Oscar-winner Anthony Hopkins plays Sir John Talbot, the father and landowner who knows about the monster but doesn't care. He knows that his son has become one and rather oddly embraces it. Clearly, Sir John has some secrets and they become pretty obvious about half-way through the movie.
Like I said, I haven't seen too many werewolf movies, so I can't use them as a basis of comparison. However, I can liken this movie to a certain comic book fantasy.This film is the past participle of Hulk (2003). Take away the Victorian-era clothing and place the setting in modern-day San Francisco, and you basically have the Ang Lee-directed-Stan Lee-inspired, more cute and colorful monster movie.
Eric Bana who starred in Hulk isn't an Oscar-winner but I dare say he did a better acting job than del Toro here, if for no reason than he had more chemistry with his co-star. Here, Emily Blunt (The Devil Wears Prada) plays Gwen Talbot, the widow. Besides, just sitting around in mourning and then disappearing for a good chunk of the movie, the script doesn't really allow much interaction between her and del Toro. She seems to fall in love with him, but there's nothing, beyond Blunt's wide-eyes, to convince me of that.

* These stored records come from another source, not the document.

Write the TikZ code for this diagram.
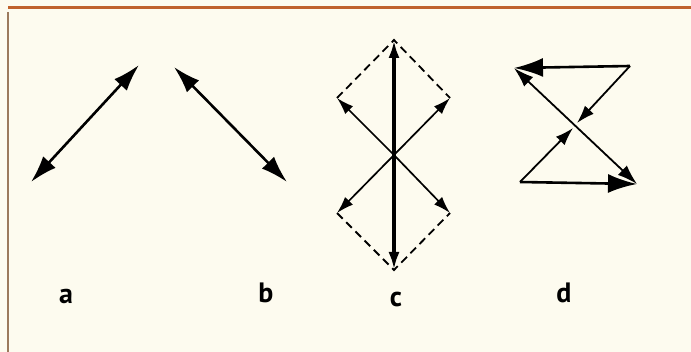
\documentclass[tikz,border=0pt]{standalone}
\usepackage{fontspec}
\setmainfont{PT Sans}
\usetikzlibrary{arrows.meta}
\definecolor{paper}{HTML}{FDFBEF}
\definecolor{rule}{HTML}{C0622C}
\definecolor{side}{HTML}{9C7A5C}

\begin{document}
\begin{tikzpicture}[
    x=1pt, y=-1pt,
    arr/.style={{Latex[length=27pt,width=17pt]}-{Latex[length=27pt,width=17pt]}, line width=2.6pt},
    thinarr/.style={-{Latex[length=17pt,width=11pt]}, line width=1.7pt},
    bigarr/.style={-{Latex[length=29pt,width=19pt]}, line width=2.6pt},
    midarr/.style={-{Latex[length=18pt,width=12pt]}, line width=1.8pt},
    dashline/.style={dash pattern=on 8pt off 5pt, line width=1.8pt},
    lbl/.style={font=\fontsize{28}{30}\selectfont\bfseries, inner sep=0pt},
  ]
    % background and frame
    \fill[paper] (0,0) rectangle (691,352);
    \useasboundingbox (0,0) rectangle (691,352);
    \draw[rule, line width=3pt] (8,8) -- (691,8);
    \draw[side, line width=2pt] (7.5,12) -- (7.5,352);

    % a
    \coordinate (a1) at (31,182);
    \coordinate (a2) at (139,65);
    \draw[arr] (a1) -- (a2);

    % b
    \coordinate (b1) at (174,67);
    \coordinate (b2) at (287,182);
    \draw[arr] (b1) -- (b2);

    % c
    \coordinate (ct) at (394,40);
    \coordinate (cb) at (394,270);
    \coordinate (cc) at (394,155);
    \coordinate (cul) at (337,98);
    \coordinate (cur) at (450,98);
    \coordinate (cll) at (337,213);
    \coordinate (clr) at (450,213);
    \draw[dashline] (cul) -- (ct) -- (cur);
    \draw[dashline] (cll) -- (cb) -- (clr);
    \draw[thinarr] (cc) -- (cul);
    \draw[thinarr] (cc) -- (cur);
    \draw[thinarr] (cc) -- (cll);
    \draw[thinarr] (cc) -- (clr);
    \draw[{Latex[length=18pt,width=11pt]}-{Latex[length=18pt,width=11pt]}, line width=4.5pt] (ct) -- (cb);

    % d
    \coordinate (dtl) at (514,68);
    \coordinate (dtr) at (630,66);
    \coordinate (dbl) at (520,182);
    \coordinate (dbr) at (637,184);
    \coordinate (dm1) at (577,123);
    \coordinate (dm2) at (573,128);
    \draw[bigarr] (dtr) -- (dtl);
    \draw[bigarr] (dbl) -- (dbr);
    \draw[{Latex[length=20pt,width=13pt]}-{Latex[length=20pt,width=13pt]}, line width=1.8pt] (dtl) -- (dbr);
    \draw[midarr] (dtr) -- (dm1);
    \draw[midarr] (dbl) -- (dm2);

    % labels
    \node[lbl] (la) at (66,296) {a};
    \node[lbl] (lb) at (266,293) {b};
    \node[lbl] (lc) at (396,300) {c};
    \node[lbl] (ld) at (564,293) {d};
  \end{tikzpicture}
\end{document}
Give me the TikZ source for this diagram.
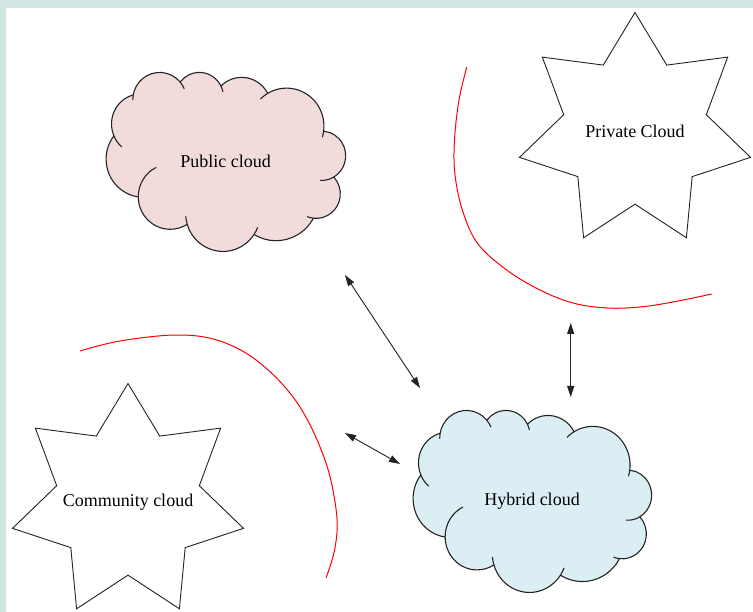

I think I was more convinced by the cartoon characters in Beauty and the Beast (1991).
If you're someone who just wants to go see the blood and gore as well as the bone-crunching metamorphosis of a man into a beast, then this movie can satisfy. Personally, Michael Jackson's transformation in his music video Thriller was scarier and more interesting to me than the one here, but that's just my opinion.